* [INSTRUCTION]:
Your task is to retype the lines from the opening of the material through the line that includes "const y = d3.scaleLinear().domain([0, 140]).range([449, 15]);". Do not copy the pictures.

BEGIN DATASET SECTION

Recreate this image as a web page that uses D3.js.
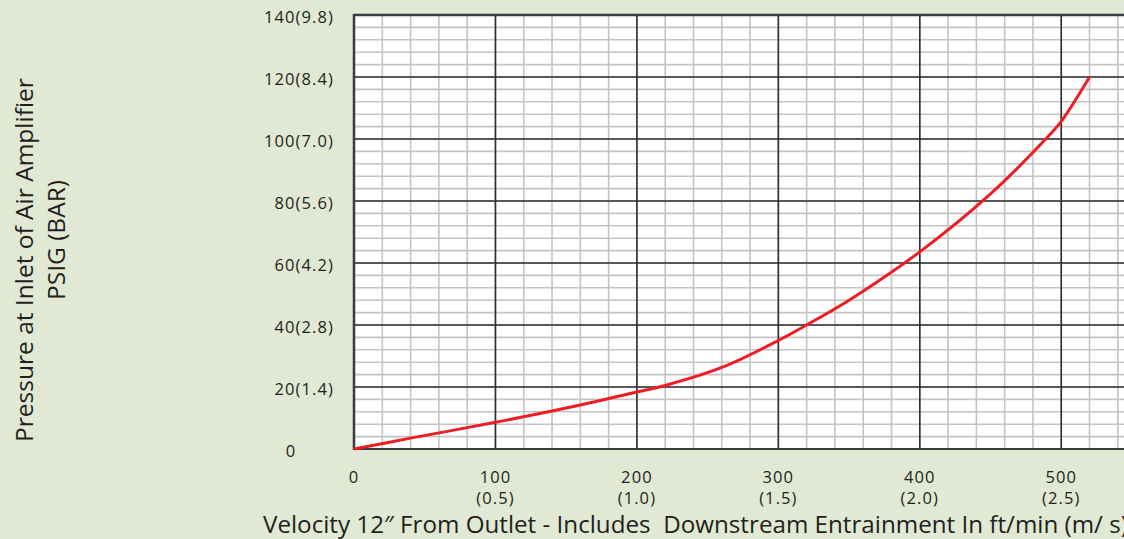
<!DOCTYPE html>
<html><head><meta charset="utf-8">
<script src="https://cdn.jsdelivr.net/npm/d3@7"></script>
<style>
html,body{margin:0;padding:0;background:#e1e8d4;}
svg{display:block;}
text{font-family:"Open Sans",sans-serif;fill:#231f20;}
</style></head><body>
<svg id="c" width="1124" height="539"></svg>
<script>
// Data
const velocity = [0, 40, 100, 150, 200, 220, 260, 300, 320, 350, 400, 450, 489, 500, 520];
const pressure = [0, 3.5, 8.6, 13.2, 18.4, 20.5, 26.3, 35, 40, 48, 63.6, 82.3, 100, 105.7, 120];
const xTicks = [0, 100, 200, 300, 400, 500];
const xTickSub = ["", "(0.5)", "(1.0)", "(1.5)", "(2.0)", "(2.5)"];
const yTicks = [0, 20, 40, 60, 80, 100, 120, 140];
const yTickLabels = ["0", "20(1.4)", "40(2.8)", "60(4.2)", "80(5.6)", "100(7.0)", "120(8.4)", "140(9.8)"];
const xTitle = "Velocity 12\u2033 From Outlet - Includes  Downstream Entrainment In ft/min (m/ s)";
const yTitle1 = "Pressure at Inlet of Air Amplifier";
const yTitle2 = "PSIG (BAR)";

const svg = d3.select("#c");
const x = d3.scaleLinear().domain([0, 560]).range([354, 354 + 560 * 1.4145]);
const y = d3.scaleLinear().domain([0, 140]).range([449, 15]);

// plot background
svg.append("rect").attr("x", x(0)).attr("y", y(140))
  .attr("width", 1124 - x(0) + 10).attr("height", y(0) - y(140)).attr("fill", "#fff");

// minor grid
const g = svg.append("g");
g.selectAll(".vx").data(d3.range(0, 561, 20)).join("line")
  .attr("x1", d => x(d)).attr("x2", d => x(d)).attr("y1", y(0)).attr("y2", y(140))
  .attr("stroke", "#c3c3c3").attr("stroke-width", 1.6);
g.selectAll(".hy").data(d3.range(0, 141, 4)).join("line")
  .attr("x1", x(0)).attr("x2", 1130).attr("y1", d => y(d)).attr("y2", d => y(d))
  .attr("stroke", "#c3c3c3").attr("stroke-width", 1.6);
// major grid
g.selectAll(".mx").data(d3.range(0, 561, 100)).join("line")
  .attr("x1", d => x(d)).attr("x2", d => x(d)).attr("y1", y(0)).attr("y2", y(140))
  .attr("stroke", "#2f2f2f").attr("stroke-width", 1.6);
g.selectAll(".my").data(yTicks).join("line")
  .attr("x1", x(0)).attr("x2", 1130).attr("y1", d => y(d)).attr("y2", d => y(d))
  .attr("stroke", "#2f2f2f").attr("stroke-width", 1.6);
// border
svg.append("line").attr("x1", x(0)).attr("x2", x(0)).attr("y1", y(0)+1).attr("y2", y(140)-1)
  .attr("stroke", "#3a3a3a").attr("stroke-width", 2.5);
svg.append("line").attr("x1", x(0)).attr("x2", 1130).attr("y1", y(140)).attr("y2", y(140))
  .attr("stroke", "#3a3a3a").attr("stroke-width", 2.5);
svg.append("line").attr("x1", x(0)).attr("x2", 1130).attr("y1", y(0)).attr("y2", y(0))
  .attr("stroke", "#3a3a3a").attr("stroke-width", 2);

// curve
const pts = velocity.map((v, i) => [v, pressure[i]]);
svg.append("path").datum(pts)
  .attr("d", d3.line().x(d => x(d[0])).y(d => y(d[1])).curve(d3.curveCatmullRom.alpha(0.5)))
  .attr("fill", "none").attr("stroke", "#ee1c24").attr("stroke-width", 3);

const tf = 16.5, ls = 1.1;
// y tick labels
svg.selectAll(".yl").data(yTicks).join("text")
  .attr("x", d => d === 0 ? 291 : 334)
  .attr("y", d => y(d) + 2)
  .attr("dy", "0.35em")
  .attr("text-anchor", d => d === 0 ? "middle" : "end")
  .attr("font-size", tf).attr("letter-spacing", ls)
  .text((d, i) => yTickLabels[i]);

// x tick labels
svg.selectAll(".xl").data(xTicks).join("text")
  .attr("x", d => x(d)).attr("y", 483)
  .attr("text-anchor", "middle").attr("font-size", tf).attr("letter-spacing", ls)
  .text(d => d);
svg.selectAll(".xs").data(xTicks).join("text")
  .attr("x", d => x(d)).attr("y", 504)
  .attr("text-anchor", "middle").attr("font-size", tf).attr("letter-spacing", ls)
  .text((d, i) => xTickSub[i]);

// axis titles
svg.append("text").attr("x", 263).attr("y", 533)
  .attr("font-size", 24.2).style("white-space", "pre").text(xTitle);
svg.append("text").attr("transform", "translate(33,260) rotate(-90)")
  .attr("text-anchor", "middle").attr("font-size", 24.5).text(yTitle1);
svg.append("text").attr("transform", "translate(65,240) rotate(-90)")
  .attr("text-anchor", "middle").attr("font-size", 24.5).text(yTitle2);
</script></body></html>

END DATASET SECTION

* [TASK RESPONSE]:
Recreate this image as a web page that uses D3.js.
<!DOCTYPE html>
<html><head><meta charset="utf-8">
<script src="https://cdn.jsdelivr.net/npm/d3@7"></script>
<style>
html,body{margin:0;padding:0;background:#e1e8d4;}
svg{display:block;}
text{font-family:"Open Sans",sans-serif;fill:#231f20;}
</style></head><body>
<svg id="c" width="1124" height="539"></svg>
<script>
// Data
const velocity = [0, 40, 100, 150, 200, 220, 260, 300, 320, 350, 400, 450, 489, 500, 520];
const pressure = [0, 3.5, 8.6, 13.2, 18.4, 20.5, 26.3, 35, 40, 48, 63.6, 82.3, 100, 105.7, 120];
const xTicks = [0, 100, 200, 300, 400, 500];
const xTickSub = ["", "(0.5)", "(1.0)", "(1.5)", "(2.0)", "(2.5)"];
const yTicks = [0, 20, 40, 60, 80, 100, 120, 140];
const yTickLabels = ["0", "20(1.4)", "40(2.8)", "60(4.2)", "80(5.6)", "100(7.0)", "120(8.4)", "140(9.8)"];
const xTitle = "Velocity 12\u2033 From Outlet - Includes  Downstream Entrainment In ft/min (m/ s)";
const yTitle1 = "Pressure at Inlet of Air Amplifier";
const yTitle2 = "PSIG (BAR)";

const svg = d3.select("#c");
const x = d3.scaleLinear().domain([0, 560]).range([354, 354 + 560 * 1.4145]);
const y = d3.scaleLinear().domain([0, 140]).range([449, 15]);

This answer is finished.